Yes it is. I have a case that I keep in my trunk.
So you're saying that by disconnecting your amps, crossover, and RCA signal lines... you were able to kill the interference in your truck?
I got a little confused with your post, in reference to the PC being in your van.
Very well could be a ground loop if I'm understanding correctly
So I had to figure out why they wouldn't co-exist in my truck. I'd already disconnected EVERYTHING from the PC, but I still had the audio system installed and functioning. Last step was to disconnect and power down all of that, too.
I've been reading a lot about ground loops the last few days and although the main complaint there is hum in the speakers, there are a few mentions of radio interference. So now I'm going to start going through some troubleshooting for ground loops and try and get everything put back together.
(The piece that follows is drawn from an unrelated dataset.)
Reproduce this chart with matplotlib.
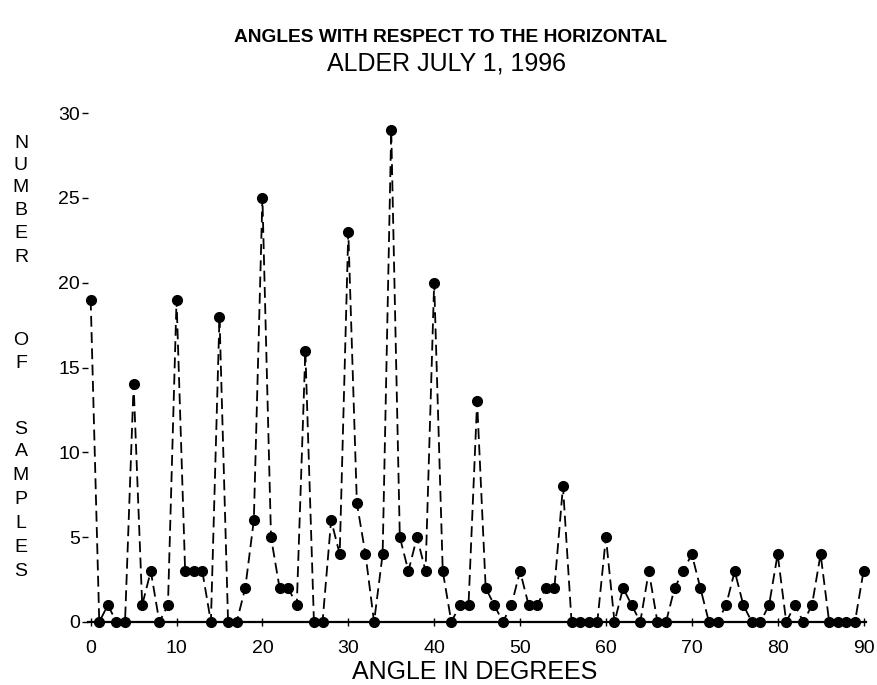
import matplotlib
matplotlib.use("Agg")
import matplotlib.pyplot as plt

angles = list(range(0, 91))
counts = [19, 0, 1, 0, 0, 14, 1, 3, 0, 1,
          19, 3, 3, 3, 0, 18, 0, 0, 2, 6,
          25, 5, 2, 2, 1, 16, 0, 0, 6, 4,
          23, 7, 4, 0, 4, 29, 5, 3, 5, 3,
          20, 3, 0, 1, 1, 13, 2, 1, 0, 1,
          3, 1, 1, 2, 2, 8, 0, 0, 0, 0,
          5, 0, 2, 1, 0, 3, 0, 0, 2, 3,
          4, 2, 0, 0, 1, 3, 1, 0, 0, 1,
          4, 0, 1, 0, 1, 4, 0, 0, 0, 0,
          3]
xticks = [0, 10, 20, 30, 40, 50, 60, 70, 80, 90]
yticks = [0, 5, 10, 15, 20, 25, 30]
title1 = "ANGLES WITH RESPECT TO THE HORIZONTAL"
title2 = "ALDER JULY 1, 1996"
xlabel = "ANGLE IN DEGREES"
ylabel_letters = ["N", "U", "M", "B", "E", "R", "O", "F",
                  "S", "A", "M", "P", "L", "E", "S"]
ylabel_ypix = [143, 165, 188, 210, 233, 257, 340, 364,
               429, 452, 476, 500, 524, 548, 572]

plt.rcParams['font.family'] = ['Liberation Sans', 'DejaVu Sans']

W, H = 878, 685
fig = plt.figure(figsize=(W / 100, H / 100), dpi=100)
ax = fig.add_axes([88.1 / W, 63 / H, 778 / W, 509 / H])

ax.plot(angles, counts, color='black', linestyle=(0, (6, 3)), linewidth=1.3,
        marker='o', markersize=7, markerfacecolor='black',
        markeredgecolor='black', clip_on=False, zorder=3)

ax.set_xlim(-0.3, 90.3)
ax.set_ylim(0, 30)
ax.set_xticks(xticks)
ax.set_yticks(yticks)
ax.set_xticklabels([str(t) for t in xticks], fontsize=14)
ax.set_yticklabels([str(t) for t in yticks], fontsize=14)

for s in ['top', 'right', 'left']:
    ax.spines[s].set_visible(False)
ax.spines['bottom'].set_linewidth(1.6)
ax.tick_params(axis='x', direction='inout', length=6, width=1, pad=10)
ax.tick_params(axis='y', direction='out', length=4, width=1, pad=2)

fig.text(450 / W, 1 - 38 / H, title1, ha='center', va='center',
         fontsize=13.8, fontweight='bold')
fig.text(447 / W, 1 - 63 / H, title2, ha='center', va='center', fontsize=18)
fig.text(475 / W, 1 - 672 / H, xlabel, ha='center', va='center', fontsize=18)
for letter, yp in zip(ylabel_letters, ylabel_ypix):
    fig.text(21 / W, 1 - yp / H, letter, ha='center', va='center', fontsize=14)

fig.savefig("out.png", dpi=100, facecolor='white')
I'm sure there will be some ground loop isolators involved.
So What do you suggest if I don't have an amp?
I just have the carPC with a car2PC that goes into my factory HU. I unplugged the speaker line from my pc while it was on and still got interference. I do have a mic ext cord plugged in. But there is no input on it. I ordered a ground loop iso. But it hasn't gotten here yet. I do get alternator whine sometimes so I figure I'm gonna need it anyway.
How do you suggest I start narrowing down my problem?
Hey, bandaids are good with me. It should be here in a few days.
In the mean time. What else can anyone suggest to possibly help with this issue?
Avoid ground loops (use a ground distribution block to ground multiple components to the same spot), seal your computer in a grounded metal case, keep the PC as far away as possible from your radio, keep any cords leaving your PC to a minimum length and away from your antenna cable, and use ferrite beads and/or cable shielding where possible. Place ferrite beads as close to the source of interference as possible (so in most cases, snap them onto the wires just outside your PC case)
You can also try upgrading the ground cables in your engine compartment (alternator to chassis, block to chassis, battery negative to chassis, etc). Some people swear it makes a difference..... I have no experience in trying that
I don't know what a car2pc is, but I suggest you do what I did, which is to turn off EVERYTHING in your system except the PC and the Visteon. Then disconnect ALL of the audio cables that interconnect them, including inbetween the PC and the Visteon. I also do not have Mitch's cable connected between the PC and Visteon. And from all of my previous troubleshooting, I have the monitor turned off and disconnected as well as my USB hub, CD-DVD, and GPS mouse. In other words, the ONLY two things running are the PC and the Visteon. You'll have to use the Visteon supplied controller and either a pair of headphones or maybe a battery powered boom-box to hear the Visteon. That's how far down I had to strip my system to eliminate the interference.
Now I start powering things back up one at a time, AFTER which I start re-connecting the audio cables.
What are ferrite beads?
and a car2PC is an adapter which allows a 3.5mm input into this little box, which converts the sound into different wires and whatnot that the factory HU (Mazda in my case) and allows you to play the audio through the HU, essentially it's adding an aux jack.
Remember, I don't have an aftermarket amp or anything like that. The interference only comes when the pc itself if powered on. The screen has no audible effect.